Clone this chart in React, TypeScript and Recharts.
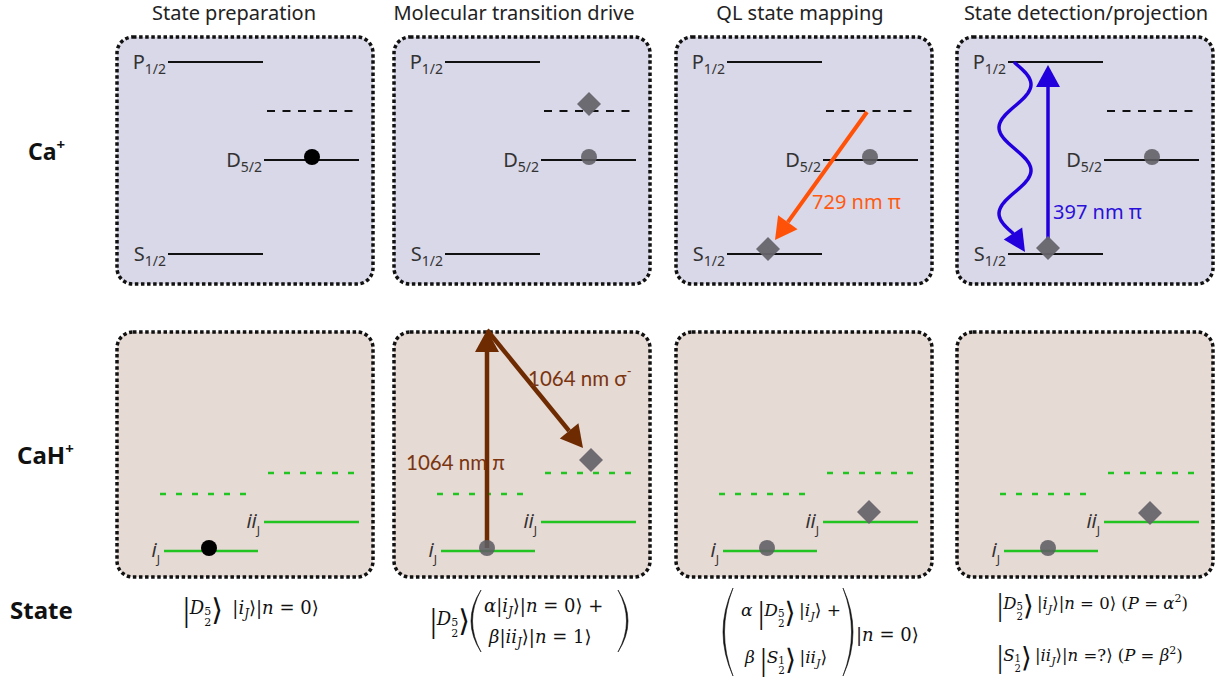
import React from "react";
import {
  ComposedChart,
  XAxis,
  YAxis,
  ReferenceArea,
  ReferenceLine,
  ReferenceDot,
  Scatter,
} from "recharts";

const W = 1221;
const H = 681;

// headings
const columnTitles = [
  "State preparation",
  "Molecular transition drive",
  "QL state mapping",
  "State detection/projection",
];
const titleCenters = [234, 514, 800, 1086];

// panel grid (px)
const panelLeft = [117, 394, 676, 957];
const panelWidth = 256;
const rowTop = [37, 332];
const rowHeight = [247, 245];
const rowFill = ["#d9d8e8", "#e6dad5"];

// Ca+ levels, offsets inside a top panel
const caLevels = [
  { name: "P", sub: "1/2", y: 25, from: 51, to: 146, dashed: false },
  { name: "", sub: "", y: 74, from: 150, to: 242, dashed: true },
  { name: "D", sub: "5/2", y: 123, from: 147, to: 242, dashed: false },
  { name: "S", sub: "1/2", y: 217, from: 51, to: 146, dashed: false },
];

// CaH+ levels, offsets inside a bottom panel
const cahLevels = [
  { name: "", y: 141, from: 151, to: 242, dashed: true },
  { name: "", y: 162, from: 43, to: 134, dashed: true },
  { name: "ii", y: 190, from: 147, to: 242, dashed: false },
  { name: "i", y: 219, from: 47, to: 141, dashed: false },
];

// populations: column, row, offset in panel
const blackDots = [
  { c: 0, r: 0, x: 195, y: 120 },
  { c: 0, r: 1, x: 92, y: 216 },
];
const grayDots = [
  { c: 1, r: 0, x: 195, y: 120 },
  { c: 1, r: 1, x: 93, y: 216 },
  { c: 2, r: 0, x: 194, y: 120 },
  { c: 2, r: 1, x: 91, y: 216 },
  { c: 3, r: 0, x: 195, y: 120 },
  { c: 3, r: 1, x: 91, y: 216 },
];
const diamonds = [
  { c: 1, r: 0, x: 195, y: 67 },
  { c: 1, r: 1, x: 197, y: 128 },
  { c: 2, r: 0, x: 92, y: 212 },
  { c: 2, r: 1, x: 193, y: 180 },
  { c: 3, r: 0, x: 91, y: 211 },
  { c: 3, r: 1, x: 193, y: 181 },
];

// transitions
const arrows = [
  { c: 1, r: 1, x1: 93, y1: 216, x2: 93, y2: -2, color: "#6e2a00", w: 4.5 },
  { c: 1, r: 1, x1: 93, y1: -2, x2: 189, y2: 116, color: "#6e2a00", w: 4.5 },
  { c: 2, r: 0, x1: 191, y1: 75, x2: 99, y2: 203, color: "#ff5208", w: 4 },
  { c: 3, r: 0, x1: 91, y1: 203, x2: 91, y2: 28, color: "#2200dd", w: 3.5 },
];
const decay = { c: 3, r: 0, x1: 58, y1: 26, x2: 68, y2: 215, color: "#2200dd" };

const transitionLabels = [
  { c: 1, r: 1, x: 134, y: 54, text: "1064 nm σ", sup: "-", color: "#7a3510" },
  { c: 1, r: 1, x: 12, y: 138, text: "1064 nm π", sup: "", color: "#7a3510" },
  { c: 2, r: 0, x: 136, y: 172, text: "729 nm π", sup: "", color: "#ff5a10" },
  { c: 3, r: 0, x: 96, y: 182, text: "397 nm π", sup: "", color: "#2a10d8" },
];

const px = (c: number, x: number) => panelLeft[c] + x;
const py = (r: number, y: number) => rowTop[r] + y;

const place = (arr: { c: number; r: number; x: number; y: number }[]) =>
  arr.map((d) => ({ x: px(d.c, d.x), y: py(d.r, d.y) }));

const labelFont = "'Noto Sans', 'Open Sans', sans-serif";
const mathFont = "'DejaVu Serif', 'Liberation Serif', serif";
const thinFont = "'Liberation Serif', serif";

const PanelShape = (p: any) => (
  <rect
    x={p.x}
    y={p.y}
    width={p.width}
    height={p.height}
    rx={16}
    fill={p.fill}
    stroke="#111"
    strokeWidth={3.5}
    strokeDasharray="3.5 2.6"
  />
);

const arrowHead = (x1: number, y1: number, x2: number, y2: number, len: number, half: number) => {
  const dx = x2 - x1;
  const dy = y2 - y1;
  const d = Math.hypot(dx, dy) || 1;
  const ux = dx / d;
  const uy = dy / d;
  const bx = x2 - ux * len;
  const by = y2 - uy * len;
  return {
    bx,
    by,
    pts: `${x2},${y2} ${bx - uy * half},${by + ux * half} ${bx + uy * half},${by - ux * half}`,
  };
};

const makeArrow = (color: string, w: number) => (p: any) => {
  const h = arrowHead(p.x1, p.y1, p.x2, p.y2, 22, 12);
  return (
    <g>
      <line x1={p.x1} y1={p.y1} x2={h.bx} y2={h.by} stroke={color} strokeWidth={w} />
      <polygon points={h.pts} fill={color} />
    </g>
  );
};

const WavyArrow = (p: any) => {
  const amp = 16;
  const half = 43;
  const endY = p.y2 - 19;
  let d = `M${p.x1},${p.y1}`;
  let lastX = p.x1;
  for (let y = p.y1; y <= endY; y += 2) {
    lastX = p.x1 + amp * Math.sin((Math.PI * (y - p.y1)) / half);
    d += ` L${lastX.toFixed(1)},${y}`;
  }
  const h = arrowHead(lastX - 4, endY - 6, p.x2, p.y2, 22, 11);
  return (
    <g>
      <path d={d} fill="none" stroke={decay.color} strokeWidth={3.5} strokeLinecap="round" />
      <polygon points={h.pts} fill={decay.color} />
    </g>
  );
};

const Dot = (fill: string, opacity: number) => (p: any) => (
  <circle cx={p.cx} cy={p.cy} r={8} fill={fill} fillOpacity={opacity} />
);
const Diamond = (p: any) => (
  <polygon
    points={`${p.cx},${p.cy - 12} ${p.cx + 12},${p.cy} ${p.cx},${p.cy + 12} ${p.cx - 12},${p.cy}`}
    fill="#67656c"
    fillOpacity={0.95}
  />
);

// label drawn at a reference dot
const levelLabel = (name: string, sub: string, italic: boolean, subDy: number) => (p: any) => (
  <text x={p.cx} y={p.cy} textAnchor="end" fontFamily={labelFont} fontSize={20} fill="#333">
    <tspan fontStyle={italic ? "italic" : undefined}>{name}</tspan>
    <tspan fontSize={italic ? 12 : 14} dy={subDy}>
      {sub}
    </tspan>
  </text>
);

const transLabel = (l: (typeof transitionLabels)[number]) => (p: any) => (
  <text
    x={p.cx}
    y={p.cy}
    fontFamily={l.r === 1 ? "Lato, 'Noto Sans', sans-serif" : labelFont}
    fontSize={l.r === 1 ? 20.5 : 20}
    fill={l.color}
  >
    {l.text}
    {l.sup && (
      <tspan fontSize={13} dy={-10}>
        {l.sup}
      </tspan>
    )}
  </text>
);

// math pieces
type Seg = { t: string; s?: number; it?: boolean; off?: number; dx?: number; f?: string };
const MathText = ({ x, y, segs, size = 18 }: { x: number; y: number; segs: Seg[]; size?: number }) => {
  let prev = 0;
  const k = size / 18;
  return (
    <text x={x} y={y} fontFamily={mathFont} fontSize={size} fill="#111">
      {segs.map((g, i) => {
        const off = (g.off ?? 0) * k;
        const dy = off - prev;
        prev = off;
        return (
          <tspan
            key={i}
            dy={dy || undefined}
            dx={g.dx !== undefined ? g.dx * k : undefined}
            fontSize={g.s !== undefined ? g.s * k : undefined}
            fontStyle={g.it ? "italic" : undefined}
            fontFamily={g.f}
          >
            {g.t}
          </tspan>
        );
      })}
    </text>
  );
};

const bigKet = (name: string, num: string): Seg[] => [
  { t: "|", s: 34, off: 7, f: thinFont },
  { t: name, it: true, s: 18, off: 0 },
  { t: num, s: 11, off: 1 },
  { t: "2", s: 11, off: 12, dx: -7 },
  { t: "⟩", s: 30, off: 6 },
  { t: "\u2009", off: 0 },
];
const ket = (name: string): Seg[] => [
  { t: "|" },
  { t: name, it: true },
  { t: "J", it: true, s: 12, off: 4 },
  { t: "⟩", off: 0 },
];
const nKet = (v: string): Seg[] => [{ t: "|" }, { t: "n", it: true }, { t: v }, { t: "⟩" }];

const Paren = ({ x, y1, y2, left }: { x: number; y1: number; y2: number; left: boolean }) => {
  const w = 10;
  const m = (y1 + y2) / 2;
  const s = left ? 1 : -1;
  const e = x + s * w;
  const d = `M${e},${y1} Q${x - s * w},${m} ${e},${y2} Q${x - s * w + s * 3},${m} ${e},${y1} Z`;
  return <path d={d} fill="#111" stroke="#111" strokeWidth={0.6} />;
};

const Texts = () => (
  <g>
    {columnTitles.map((t, i) => (
      <text key={t} x={titleCenters[i]} y={20} textAnchor="middle" fontFamily={labelFont} fontSize={20} fill="#222">
        {t}
      </text>
    ))}
    <text x={28} y={160} fontFamily={labelFont} fontWeight={700} fontSize={23} fill="#111">
      Ca<tspan fontSize={15} dy={-10}>+</tspan>
    </text>
    <text x={17} y={464} fontFamily={labelFont} fontWeight={700} fontSize={24} fill="#111">
      CaH<tspan fontSize={15} dy={-10}>+</tspan>
    </text>
    <text x={10} y={619} fontFamily={labelFont} fontWeight={700} fontSize={24} fill="#111">
      State
    </text>

    {/* state column */}
    <MathText x={183} y={614} segs={[...bigKet("D", "5"), { t: " " }, ...ket("i"), ...nKet(" = 0")]} />

    <MathText x={430} y={625} segs={bigKet("D", "5")} />
    <Paren x={471} y1={590} y2={652} left />
    <MathText x={484} y={612} segs={[{ t: "α", it: true }, ...ket("i"), ...nKet(" = 0"), { t: " +" }]} />
    <MathText x={489} y={643} segs={[{ t: "β", it: true }, ...ket("ii"), ...nKet(" = 1")]} />
    <Paren x={628} y1={590} y2={652} left={false} />

    <Paren x={723} y1={588} y2={676} left />
    <MathText x={741} y={616} size={17} segs={[{ t: "α ", it: true }, ...bigKet("D", "5"), ...ket("i"), { t: " +" }]} />
    <MathText x={745} y={663} size={17} segs={[{ t: "β ", it: true }, ...bigKet("S", "1"), ...ket("ii")]} />
    <Paren x={853} y1={588} y2={676} left={false} />
    <MathText x={856} y={641} segs={nKet(" = 0")} />

    <MathText
      x={997}
      y={609}
      size={16.5}
      segs={[...bigKet("D", "5"), ...ket("i"), ...nKet(" = 0"), { t: " (" }, { t: "P", it: true }, { t: " = " }, { t: "α", it: true }, { t: "2", s: 12, off: -8 }, { t: ")", off: 0 }]}
    />
    <MathText
      x={997}
      y={661}
      size={16.5}
      segs={[...bigKet("S", "1"), ...ket("ii"), ...nKet(" =?"), { t: " (" }, { t: "P", it: true }, { t: " = " }, { t: "β", it: true }, { t: "2", s: 12, off: -8 }, { t: ")", off: 0 }]}
    />
  </g>
);

export default function App() {
  return (
    <div style={{ position: "absolute", left: 0, top: 0, width: W, height: H, background: "#fff" }}>
      <ComposedChart width={W} height={H} margin={{ top: 0, right: 0, bottom: 0, left: 0 }}>
        <XAxis type="number" dataKey="x" domain={[0, W]} hide allowDataOverflow />
        <YAxis type="number" dataKey="y" domain={[0, H]} reversed hide allowDataOverflow />

        {rowTop.map((top, r) =>
          panelLeft.map((left) => (
            <ReferenceArea
              key={`p${r}${left}`}
              x1={left}
              x2={left + panelWidth}
              y1={top}
              y2={top + rowHeight[r]}
              fill={rowFill[r]}
              fillOpacity={1}
              ifOverflow="visible"
              shape={PanelShape}
            />
          ))
        )}

        {panelLeft.map((_, c) =>
          caLevels.map((l) => (
            <ReferenceLine
              key={`cl${c}${l.y}`}
              segment={[
                { x: px(c, l.from), y: py(0, l.y) },
                { x: px(c, l.to), y: py(0, l.y) },
              ]}
              stroke="#111"
              strokeWidth={2.2}
              strokeDasharray={l.dashed ? "8 7.5" : undefined}
              ifOverflow="visible"
            />
          ))
        )}
        {panelLeft.map((_, c) =>
          cahLevels.map((l) => (
            <ReferenceLine
              key={`hl${c}${l.y}`}
              segment={[
                { x: px(c, l.from), y: py(1, l.y) },
                { x: px(c, l.to), y: py(1, l.y) },
              ]}
              stroke="#22c422"
              strokeWidth={2.5}
              strokeDasharray={l.dashed ? "6 10" : undefined}
              ifOverflow="visible"
            />
          ))
        )}

        {arrows.map((a, i) => (
          <ReferenceLine
            key={`a${i}`}
            segment={[
              { x: px(a.c, a.x1), y: py(a.r, a.y1) },
              { x: px(a.c, a.x2), y: py(a.r, a.y2) },
            ]}
            ifOverflow="visible"
            shape={makeArrow(a.color, a.w)}
          />
        ))}
        <ReferenceLine
          segment={[
            { x: px(decay.c, decay.x1), y: py(decay.r, decay.y1) },
            { x: px(decay.c, decay.x2), y: py(decay.r, decay.y2) },
          ]}
          ifOverflow="visible"
          shape={WavyArrow}
        />

        {panelLeft.map((_, c) =>
          caLevels
            .filter((l) => l.name)
            .map((l) => (
              <ReferenceDot
                key={`cal${c}${l.name}`}
                x={px(c, l.from - 2)}
                y={py(0, l.y + 7)}
                r={0}
                ifOverflow="visible"
                shape={levelLabel(l.name, l.sub, false, 5)}
              />
            ))
        )}
        {panelLeft.map((_, c) =>
          cahLevels
            .filter((l) => l.name)
            .map((l) => (
              <ReferenceDot
                key={`hal${c}${l.name}`}
                x={px(c, l.from - 4)}
                y={py(1, l.y + 6)}
                r={0}
                ifOverflow="visible"
                shape={levelLabel(l.name, "J", true, 7)}
              />
            ))
        )}
        {transitionLabels.map((l) => (
          <ReferenceDot
            key={`tl${l.text}${l.c}`}
            x={px(l.c, l.x)}
            y={py(l.r, l.y)}
            r={0}
            ifOverflow="visible"
            shape={transLabel(l)}
          />
        ))}

        <Scatter data={place(blackDots)} dataKey="y" shape={Dot("#000", 1)} isAnimationActive={false} />
        <Scatter data={place(grayDots)} dataKey="y" shape={Dot("#5f5d63", 0.88)} isAnimationActive={false} />
        <Scatter data={place(diamonds)} dataKey="y" shape={Diamond} isAnimationActive={false} />

        <Texts />
      </ComposedChart>
    </div>
  );
}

=====

### THE REQUEST:
Extract every line that has the string "React" in it.

### EXERCISE OUTPUT:
Clone this chart in React, TypeScript and Recharts.
import React from "react";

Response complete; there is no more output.